§ Task to complete:
Copy exactly the lines that run from the top of the listing to the line containing "fontsize=13, fontweight='bold', family='Open", both ends included, and omit the pictures.

§ Data provided:
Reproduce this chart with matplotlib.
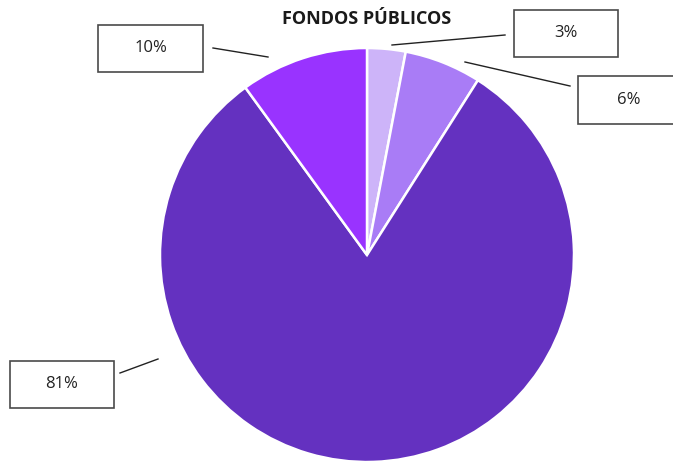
import matplotlib.pyplot as plt
from matplotlib.patches import Rectangle

# slices in clockwise order starting at 12 o'clock
labels = ['3%', '6%', '81%', '10%']
values = [3, 6, 81, 10]
colors = ['#CDB4F9', '#A97CF6', '#6431C0', '#9933FF']

W, H = 673, 461
fig = plt.figure(figsize=(W / 100, H / 100), dpi=100)
ax = fig.add_axes([0, 0, 1, 1])

cx, cy, r = 367, H - 255, 207
ax.pie(values, colors=colors, startangle=90, counterclock=False,
       center=(cx, cy), radius=r, frame=True,
       wedgeprops=dict(edgecolor='white', linewidth=1.8))
ax.set_xlim(0, W)
ax.set_ylim(0, H)
ax.set_aspect('equal')
ax.axis('off')

ax.text(367, H - 19, 'FONDOS PÚBLICOS', ha='center', va='center',
        fontsize=13, fontweight='bold', family='Open Sans', color='#1a1a1a')

# label boxes (x0, y0 top, x1, y1 bottom) in pixel coords
boxes = {
    '3%': (514, 10, 618, 57),
    '6%': (578, 76, 680, 124),
    '81%': (10, 361, 114, 408),
    '10%': (98, 25, 203, 72),
}
leaders = {
    '3%': ((392, 45), (505, 35)),
    '6%': ((465, 62), (570, 86)),
    '81%': ((158, 359), (120, 373)),
    '10%': ((268, 57), (213, 48)),
}
for lab in labels:
    x0, y0, x1, y1 = boxes[lab]
    ax.add_patch(Rectangle((x0, H - y1), x1 - x0, y1 - y0, facecolor='white',
                           edgecolor='#4a4a4a', linewidth=1.2, clip_on=False))
    ax.text((x0 + x1) / 2, H - (y0 + y1) / 2, lab, ha='center', va='center',
            fontsize=12, family='Open Sans', color='#222222')
    (a, b), (c, d) = leaders[lab]
    ax.plot([a, c], [H - b, H - d], color='#222222', linewidth=1)

fig.savefig('out.png', dpi=100)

§ Problem solution:
Reproduce this chart with matplotlib.
import matplotlib.pyplot as plt
from matplotlib.patches import Rectangle

# slices in clockwise order starting at 12 o'clock
labels = ['3%', '6%', '81%', '10%']
values = [3, 6, 81, 10]
colors = ['#CDB4F9', '#A97CF6', '#6431C0', '#9933FF']

W, H = 673, 461
fig = plt.figure(figsize=(W / 100, H / 100), dpi=100)
ax = fig.add_axes([0, 0, 1, 1])

cx, cy, r = 367, H - 255, 207
ax.pie(values, colors=colors, startangle=90, counterclock=False,
       center=(cx, cy), radius=r, frame=True,
       wedgeprops=dict(edgecolor='white', linewidth=1.8))
ax.set_xlim(0, W)
ax.set_ylim(0, H)
ax.set_aspect('equal')
ax.axis('off')

ax.text(367, H - 19, 'FONDOS PÚBLICOS', ha='center', va='center',
        fontsize=13, fontweight='bold', family='Open Sans', color='#1a1a1a')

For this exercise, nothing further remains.